Measurement discipline for LLM systems

Most AI portfolios ship a working demo and stop. Few ship the measurement system. You cannot iterate on what you cannot grade, and you cannot grade reliably with a single lens. This is a three-lens evaluation harness — deterministic code checks, model-as-judge, and human grading — with a side-by-side prompt comparison flow that answers the only question that matters when you change a prompt: did this actually make things better, or did I just convince myself it did? Source on GitHub.

Source on GitHub →Read the tutorial

The side-by-side prompt comparison view: per-lens score deltas, per-test-case winners, and an overall verdict for two prompt variants run against the same dataset

The comparison tab after a live run: per-lens score deltas, per-test-case winners, and an overall verdict. Two more tabs cover dataset bootstrapping and single-prompt runs.

The three lenses

Each test case is graded by every enabled lens, and scores aggregate per lens across the dataset. The lenses disagree often, which is exactly when measurement pays off.

Code. Deterministic checks — length bounds, keyword presence and absence, regex match, JSON / Python / regex validity, sentence count, expected-value match. Fast, free, exact. Catches format and structure regressions; blind to meaning.
Model-as-judge. A separate LLM scores relevance and faithfulness against a per-dataset rubric. Default claude-sonnet-4-6; swappable behind a protocol. Catches semantic problems the code checks cannot, at the cost of an extra API call and some non-determinism.
Human. Interactive 1–5 rating in the CLI. Auto-skips off-TTY or when SKIP_HUMAN_EVAL=1. This is the ground truth the other two only approximate.

Side-by-side prompt comparison

The headline feature. Pick a dataset; supply two prompt variants; the harness runs both against every test case and surfaces the difference at three resolutions: per-lens aggregate deltas at the top, per-test-case winners in the middle, and a per-row drill-down that exposes the three lens verdicts side-by-side for both prompts. Available on the CLI (evals compare) and in the Gradio UI.

Three tabs surface the framework's features in a recognizable LLM-demo shape: side-by-side comparison, dataset bootstrapping (LLM-generated test cases from a plain-language description), and a single-prompt eval run.

Tech stack

Python 3.11+ with the official Anthropic SDK for the model-as-judge lens and the bootstrapping flow
Gradio for the browser UI; three tabs over the same library functions that power the CLI
Five CLI commands — run, compare, bootstrap, describe, ui
Three example datasets shipped with two prompt variants each, so the side-by-side flow works on a fresh clone: sentiment classification, JSON extraction, and summarization quality
uv for packaging; ruff + pyright + pytest in development
CI on every PR (lint, format, type-check, tests) across Python 3.11 and 3.12; the suite mocks the Anthropic API and never hits the network

What I would change for production

This is a reference implementation.

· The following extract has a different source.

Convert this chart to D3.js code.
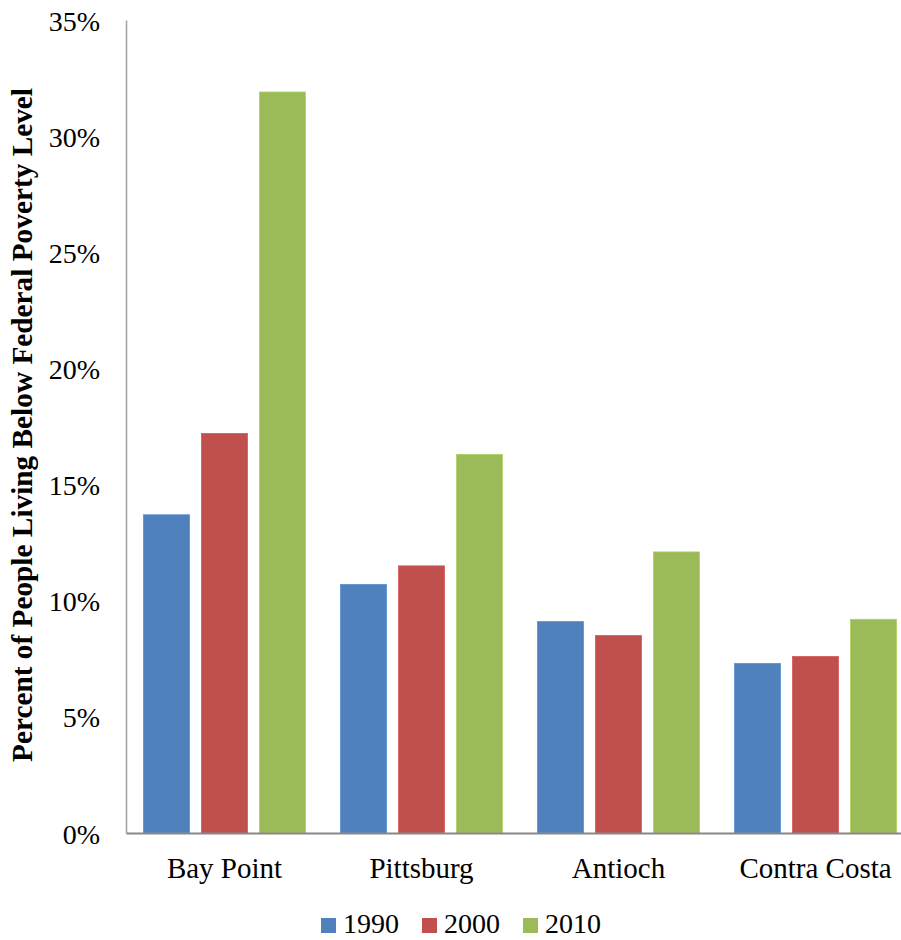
<!DOCTYPE html>
<html>
<head>
<meta charset="utf-8">
<script src="https://cdn.jsdelivr.net/npm/d3@7"></script>
<style>
  body { margin: 0; background: #fff; }
  svg text { font-family: "Liberation Serif", "Times New Roman", serif !important; fill: #000; }
</style>
</head>
<body>
<svg id="chart"></svg>
<script>
// poverty rate by place
var places = ['Bay Point', 'Pittsburg', 'Antioch', 'Contra Costa'];
var years = ['1990', '2000', '2010'];
var v1990 = [13.7, 10.7, 9.1, 7.3];
var v2000 = [17.2, 11.5, 8.5, 7.6];
var v2010 = [31.9, 16.3, 12.1, 9.2];
var yTicks = [0, 5, 10, 15, 20, 25, 30, 35];
var colors = ['#4F81BD', '#C0504D', '#9BBB59'];

var draw = function(){
    const width = 901, height = 940;
    const left = 126, top = 20, bottom = 833, right = 914;
    const serif = '"Liberation Serif", "Times New Roman", serif';

    var svg = d3.select('svg#chart')
    .attr('width', width)
    .attr('height', height)
    .attr('font-family', serif);

    var series = [v1990, v2000, v2010];

    let x0 = d3.scaleBand()
    .domain(places)
    .range([left, right])
    .paddingInner(0.178)
    .paddingOuter(0.089);

    let x1 = d3.scaleBand()
    .domain(years)
    .range([0, x0.bandwidth()])
    .paddingInner(0.207);

    let y = d3.scaleLinear()
    .domain([0, 35])
    .range([bottom, top]);

    // bars
    let groups = svg.append('g')
    .selectAll('g')
    .data(places)
    .enter().append('g')
    .attr('transform', d => 'translate(' + x0(d) + ',0)');

    groups.selectAll('rect')
    .data((d, i) => years.map((yr, j) => ({year: yr, value: series[j][i], c: colors[j]})))
    .enter().append('rect')
    .attr('x', d => x1(d.year))
    .attr('y', d => y(d.value))
    .attr('width', x1.bandwidth())
    .attr('height', d => y(0) - y(d.value))
    .attr('fill', d => d.c)
    .attr('stroke', d => d3.color(d.c).brighter(0.3))
    .attr('stroke-width', 0.8);

    // y axis
    let yAxis = svg.append('g')
    .attr('transform', 'translate(' + left + ',0)')
    .call(d3.axisLeft(y).tickValues(yTicks).tickSize(0).tickPadding(26).tickFormat(d => d + '%'))
    .attr('font-family', serif);
    yAxis.select('.domain').attr('stroke', '#a6a6a6').attr('stroke-width', 1.6);
    yAxis.selectAll('text')
    .style('font-size', '28px')
    .attr('dy', '0.36em');

    // x axis
    let xAxis = svg.append('g')
    .attr('transform', 'translate(0,' + bottom + ')')
    .call(d3.axisBottom(x0).tickSize(0).tickPadding(0).tickSizeOuter(0))
    .attr('font-family', serif);
    xAxis.select('.domain').attr('stroke', '#878787').attr('stroke-width', 2);
    xAxis.selectAll('text')
    .style('font-size', '29px')
    .attr('y', 45)
    .attr('dy', 0);

    // y label
    svg.append('text')
    .attr('transform', 'translate(32,' + ((88 + 762) / 2) + ') rotate(-90)')
    .attr('text-anchor', 'middle')
    .style('font-size', '29.3px')
    .style('font-weight', 'bold')
    .text('Percent of People Living Below Federal Poverty Level');

    // legend
    let legendX = [321, 422, 523];
    let legend = svg.append('g')
    .selectAll('g')
    .data(years)
    .enter().append('g')
    .attr('transform', (d, i) => 'translate(' + legendX[i] + ',918)');
    legend.append('rect')
    .attr('width', 15)
    .attr('height', 15)
    .attr('fill', (d, i) => colors[i]);
    legend.append('text')
    .attr('x', 22)
    .attr('y', 15)
    .style('font-size', '28px')
    .text(d => d);
}

draw();
</script>
</body>
</html>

The lenses and the comparison flow are the durable ideas; the surrounding infrastructure is intentionally minimal. The next migrations, in rough priority order:

Result persistence. JSON-on-disk works for a demo and fails for a team. The first move is a database-backed run history keyed by dataset, prompt, and model version.
Longitudinal tracking. The most valuable thing persistence unlocks is charting score drift across model versions and prompt iterations. A one-shot verdict tells you A beat B today; a trend line tells you whether your eval set is still measuring what you think.
Multi-judge runs. A single judge is a single point of bias. The judge is already swappable behind a protocol; production fans out across several judges and reports agreement.
Statistical significance. With five test cases, a "win" is mostly noise. Real use needs confidence intervals and a minimum-detectable-effect calculation so a 0.02 delta isn't reported as a victory.
Cost tracking. Token spend per run is invisible right now. A judge-heavy comparison over a large dataset gets expensive fast.
Experiment-tracking integration. Teams that already live in Weights & Biases or MLflow will want eval runs to land there alongside training metrics. The clean version is an adapter layer.
Streaming UI for large eval sets. The batch UI is fine for tens of cases and gets unwieldy for thousands. The progress hook is in the runner; the UI doesn't lean on it yet.

The RAG demo applies this three-lens pattern to a complete Retrieval Augmented Generation system — same framework, applied not standalone.
Mature commercial alternatives — Promptfoo, LangSmith Evaluations, Braintrust, Inspect AI. If you need this in production today, look at them. This repo is a clear, hackable reference of the pattern, not a competitor to those products.

Run it yourself

Clone, sync deps with uv sync, set ANTHROPIC_API_KEY, and run uv run evals compare on one of the shipped examples to see the side-by-side flow in under five minutes. Prefer a browser? uv run evals ui opens the same flow as a local web app. Full walkthrough in the tutorial.